With the vast amounts of alcohol combined with water splashing and driving, it is not difficult to understand the peak Thailand sees of traffic accidents during Songkran.

Anyhow, Songkran 2021 is from April 13-15th. No water splashing at the usual places, at least. Only digital splashing is encouraged!!! So below is my contribution:

More Traditional Songkran

However, there is a much more traditional aspect to Songkran as well.

The word “Songkran” comes from the Sanskrit word saṃkrānti, literally “astrological passage”, meaning transformation or change. It coincides with the rising of Aries on the astrological chart and with the New Year of many calendars of South and South East Asia, in keeping with the Buddhist calendar. The New Year occurs at virtually the same time as the new year celebrations of many countries in South Asia like China (Dai People of Yunnan Province), Laos, Myanmar, Cambodia, Nepal, Bangladesh, India, and Sri Lanka.” Source Wikipedia.
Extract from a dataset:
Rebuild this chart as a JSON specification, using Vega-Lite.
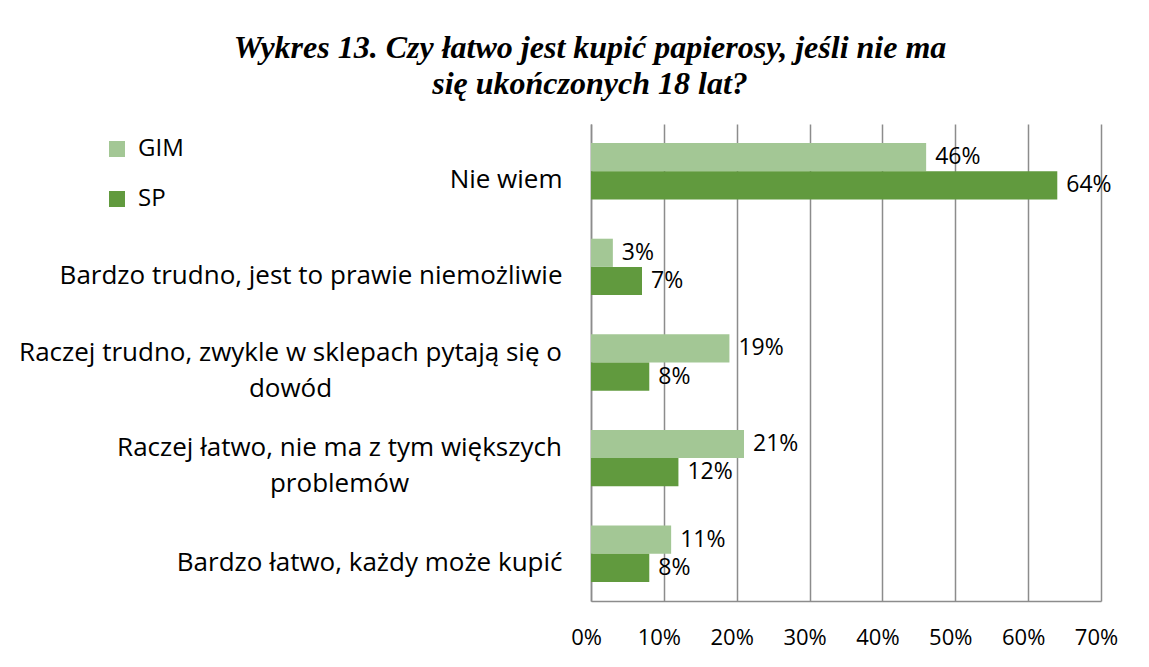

During Songkran, it is essential to visit temples and sprinkle holy fragrant water over Buddhas. I went downtown today to see if I could find some more traditional rituals going on at the great Wat Ket Karam temple. I found some people honouring Buddha and a lady pouring water on a holy Buddha image. Not only do Buddha images get sprinkled, elderly will, as an act of respect, also be sprayed with scented water “rod nam dam Hua“.

Attention is put to merit making at temples and cleaning the house. People travel home to visit relatives and spend more time with the family.

Paying tribute to Buddha Wat Ket Karam
Sprinkling holy perfumed water
Wat Ket Karam dating back to 1428 AD. Here with new year “Tungs .

On my walk, I also stopped at the old city gate of Thapae, where there was a cultural event going on.

Tung, literally flags of significant variables that you see during festivals in the North of Thailand. They could symbolise many things, like a greeting from a temple inviting you to join a celebration, a salute for Royals and Songkran, a tribute to people’s ancestors. After a Buddhist ceremony, they will be stacked into sand and sand pagodas made within the temple area. Often they are decorated with animals.

Lanna flags by the moat and old city wall.